Die Alp Wängi liegt im oberen, lang gezogenen Teil des Hüritals zwischen 1400 und 1500 Meter über Meer. Einen halben Kilometer hinter dem Weiler Liplisbüel befindet sich die Grenze zwischen Schwyz und Uri. Der Oberstafel Chinzertal-Bödmer (1800 bis 2000 Meter über Meer) befindet sich unweit des Kinzigpasses. Als im Juli 2011 das Elektrizitätswerk des Bezirks Schwyz auf der Urner Alp Wängi Sondierbohrungen für einen geplanten Stausee durchführte, war die Verunsicherung bei den betroffenen Älplern gross. Bestes Weidland sollte geflutet werden. Das Stauseeprojekt scheiterte an den Baukosten und der Rentabilität. Die Diskussionen um den Stausee setzten aber auch einen Prozess um die zukünftige Nutzung der Alp in Gang. Am 11. April 2014 gab die Korporation dem Büro Alpe – ein Team aus Fachexperten der Landwirtschaft – den Auftrag, für die Alp Wängi-Chinzertal-Bödmer ein Alpkonzept auszuarbeiten. «2014 gingen von den ehemals sechs Bewirtschafter nur noch vier z’Alp», sagt Cornel Werder vom Büro Alpe.

«Zwei Hütten und Ställe standen leer. Treibrechte wurden verpachtet, sodass ein Bewirtschafter mehr Tiere auftreiben konnte. Das gab zu reden. Ein Alpkonzept war jetzt dringend.»

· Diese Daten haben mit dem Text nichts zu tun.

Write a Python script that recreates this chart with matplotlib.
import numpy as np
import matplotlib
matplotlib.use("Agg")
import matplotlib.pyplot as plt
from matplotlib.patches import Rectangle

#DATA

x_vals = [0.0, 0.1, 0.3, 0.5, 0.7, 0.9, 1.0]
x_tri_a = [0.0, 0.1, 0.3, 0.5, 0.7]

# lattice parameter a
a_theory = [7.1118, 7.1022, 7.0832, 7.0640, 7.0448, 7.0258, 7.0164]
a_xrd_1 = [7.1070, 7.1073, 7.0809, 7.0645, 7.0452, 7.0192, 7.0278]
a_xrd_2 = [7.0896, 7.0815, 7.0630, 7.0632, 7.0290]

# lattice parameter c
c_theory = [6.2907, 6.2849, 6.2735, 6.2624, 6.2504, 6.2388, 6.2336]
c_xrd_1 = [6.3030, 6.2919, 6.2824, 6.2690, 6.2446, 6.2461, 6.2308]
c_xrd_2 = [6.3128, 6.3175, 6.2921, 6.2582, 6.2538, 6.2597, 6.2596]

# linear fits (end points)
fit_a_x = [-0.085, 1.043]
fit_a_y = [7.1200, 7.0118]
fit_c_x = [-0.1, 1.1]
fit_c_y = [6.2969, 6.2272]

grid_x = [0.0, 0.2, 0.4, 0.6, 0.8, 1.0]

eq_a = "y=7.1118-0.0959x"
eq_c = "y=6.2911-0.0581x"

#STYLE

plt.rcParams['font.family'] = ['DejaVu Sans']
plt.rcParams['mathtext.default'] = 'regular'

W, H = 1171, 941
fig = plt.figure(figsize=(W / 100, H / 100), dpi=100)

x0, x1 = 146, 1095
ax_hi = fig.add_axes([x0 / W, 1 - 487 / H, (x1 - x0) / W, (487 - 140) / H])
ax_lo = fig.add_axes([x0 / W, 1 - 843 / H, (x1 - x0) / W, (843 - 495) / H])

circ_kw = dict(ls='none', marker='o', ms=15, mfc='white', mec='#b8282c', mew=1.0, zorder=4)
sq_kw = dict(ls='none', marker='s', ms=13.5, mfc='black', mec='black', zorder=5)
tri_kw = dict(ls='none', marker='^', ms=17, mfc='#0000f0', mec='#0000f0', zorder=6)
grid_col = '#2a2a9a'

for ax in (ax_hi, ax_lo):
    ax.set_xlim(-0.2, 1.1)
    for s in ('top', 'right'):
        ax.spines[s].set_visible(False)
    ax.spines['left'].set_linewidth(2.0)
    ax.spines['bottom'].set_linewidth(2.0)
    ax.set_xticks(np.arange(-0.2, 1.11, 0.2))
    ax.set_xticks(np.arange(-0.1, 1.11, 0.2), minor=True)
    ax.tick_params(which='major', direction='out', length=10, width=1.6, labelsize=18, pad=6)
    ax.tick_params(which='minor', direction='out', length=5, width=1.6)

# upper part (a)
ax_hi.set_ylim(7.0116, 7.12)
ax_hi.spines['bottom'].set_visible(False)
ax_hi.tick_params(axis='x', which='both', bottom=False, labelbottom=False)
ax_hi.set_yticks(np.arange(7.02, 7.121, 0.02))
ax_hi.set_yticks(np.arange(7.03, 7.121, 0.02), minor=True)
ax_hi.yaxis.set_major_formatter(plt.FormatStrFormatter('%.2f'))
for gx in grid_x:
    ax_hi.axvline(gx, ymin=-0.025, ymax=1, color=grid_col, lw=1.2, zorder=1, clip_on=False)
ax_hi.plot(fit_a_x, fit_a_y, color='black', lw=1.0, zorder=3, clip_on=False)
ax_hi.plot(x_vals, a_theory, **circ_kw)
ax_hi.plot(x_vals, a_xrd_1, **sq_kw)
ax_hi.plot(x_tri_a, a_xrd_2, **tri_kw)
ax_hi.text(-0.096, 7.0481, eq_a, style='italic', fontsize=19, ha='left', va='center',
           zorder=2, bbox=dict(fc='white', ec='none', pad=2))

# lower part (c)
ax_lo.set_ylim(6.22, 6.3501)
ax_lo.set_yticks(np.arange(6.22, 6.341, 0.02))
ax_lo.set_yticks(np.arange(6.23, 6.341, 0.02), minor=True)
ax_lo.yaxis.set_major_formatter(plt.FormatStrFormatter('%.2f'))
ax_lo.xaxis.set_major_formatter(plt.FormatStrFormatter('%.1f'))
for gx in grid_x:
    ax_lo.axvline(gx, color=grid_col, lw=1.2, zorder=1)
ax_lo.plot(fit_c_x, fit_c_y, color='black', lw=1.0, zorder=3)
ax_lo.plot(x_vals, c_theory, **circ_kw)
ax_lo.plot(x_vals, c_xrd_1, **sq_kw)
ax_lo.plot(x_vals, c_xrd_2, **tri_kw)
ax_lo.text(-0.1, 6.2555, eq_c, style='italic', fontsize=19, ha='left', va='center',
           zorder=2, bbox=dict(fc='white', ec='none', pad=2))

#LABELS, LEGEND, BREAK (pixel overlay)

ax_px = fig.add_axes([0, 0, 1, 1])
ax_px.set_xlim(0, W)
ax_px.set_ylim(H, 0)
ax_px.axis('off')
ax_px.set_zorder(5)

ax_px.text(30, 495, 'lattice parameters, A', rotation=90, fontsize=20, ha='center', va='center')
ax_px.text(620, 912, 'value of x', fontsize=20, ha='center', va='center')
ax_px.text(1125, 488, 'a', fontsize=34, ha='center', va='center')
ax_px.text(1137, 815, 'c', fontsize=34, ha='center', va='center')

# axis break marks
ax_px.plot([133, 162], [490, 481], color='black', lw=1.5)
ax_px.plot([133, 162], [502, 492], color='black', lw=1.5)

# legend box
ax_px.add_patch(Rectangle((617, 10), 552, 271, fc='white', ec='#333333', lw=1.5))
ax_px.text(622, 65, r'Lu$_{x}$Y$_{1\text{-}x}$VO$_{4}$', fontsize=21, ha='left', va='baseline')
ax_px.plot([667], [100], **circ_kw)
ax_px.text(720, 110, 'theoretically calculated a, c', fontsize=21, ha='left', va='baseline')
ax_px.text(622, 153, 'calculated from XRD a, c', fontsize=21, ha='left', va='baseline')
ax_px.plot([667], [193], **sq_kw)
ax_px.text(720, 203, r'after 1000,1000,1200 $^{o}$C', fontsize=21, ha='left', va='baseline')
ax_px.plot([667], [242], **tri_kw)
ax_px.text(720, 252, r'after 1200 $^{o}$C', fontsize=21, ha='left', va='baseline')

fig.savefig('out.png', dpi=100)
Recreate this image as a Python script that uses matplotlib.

Beim Alpkonzept sei es darum gegangen, die Rechte aufzuteilen, die momentanen Infrastrukturen zu analysieren und deren zukünftige Nutzung festzulegen, erklärt Cornel Werder. «Welche Gebäude sollen noch alpwirtschaftlich genutzt werden? Müssen Gebäude zurückgebaut werden? Braucht es neue Alpgebäude?»

Ebenfalls wurde das Weidland auf dem Unterstafel Wängi, wie auch auf den Oberstäfeln Chinzertal und Bödmer aufgeteilt. Weiden, die vorher grösstenteils gemeinschaftlich beweidet wurden. Neu haben alle vier Alpbetriebe gleichwertige Alpflächen und jeder kann 30 Kühe auftreiben. Davon verspricht sich die Korporation mehr Sorge zum Weidland: Jeder Betrieb hat zur Ertragssteigerung Interesse, die Weiden von Steinen zu säubern oder Unkraut und Erlen zu bekämpfen. Die Weidunterteilung hat weitere Vorteile. Jeder Betrieb kann selber entscheiden, wann er mit seinem Vieh vom Unterstafel auf den Oberstafel zügeln will. Sogar der Zeitpunkt der Alpfahrt kann jede Älplerfamilie selber bestimmen.

Weidunterteilung heisst faire Futterteilung

«Im Prinzip ist der Vorgang beim Prozess der Weidunterteilung immer der gleiche», sagt Werder. «Zuerst werden die Weiden begangen, nach Futterertrag kartiert und die Topografie beurteilt. Zudem steht eine rationelle Weidebewirtschaftung im Zentrum. Diese exakte Analyse ist erforderlich, damit die Aufteilung fair ist. Es geht im Prinzip darum, das Futter unter den Bewirtschaftern zu teilen.»

Nach der Aufnahme der Weidgebiete in Zusammenarbeit mit dem Allmendaufseher Josef Schuler und dem Weidchef der Korporation Uri legte das Büro Alpe die Pläne vor. Diese wurden zuerst mit den Älplern besprochen. Da gab es auch Spannungen und unterschiedliche Meinungen, die ausdiskutiert wurden. Laut Werder wurde aus diesen Vorschlägen und Ideen die Weidaufteilung entwickelt. Dieser Prozess dauerte drei Jahre. Als alle Pläne genehmigt waren, haben Cornel Werder und der Allmendaufseher Josef Schuler mit Spray und Hagstössen die Weiden verpflockt. Die Weidaufteilung ist zurzeit in der Versuchsphase. Sie dauert fünf Jahre.

Für den Älpler Kari Riedi brachte das Alpkonzept nur Vorteile: «Jeder konnte seine Treibung erhöhen. Vor allem im Gebiet Chinzertal sind heute weniger Tiere, weil zwei Älplerfamilien bereits auf den obersten Stafel ziehen. Die Tiere sind ruhiger, der Milchertrag ist gestiegen. Es gibt bei diesem Alpkonzept nur Gewinner.»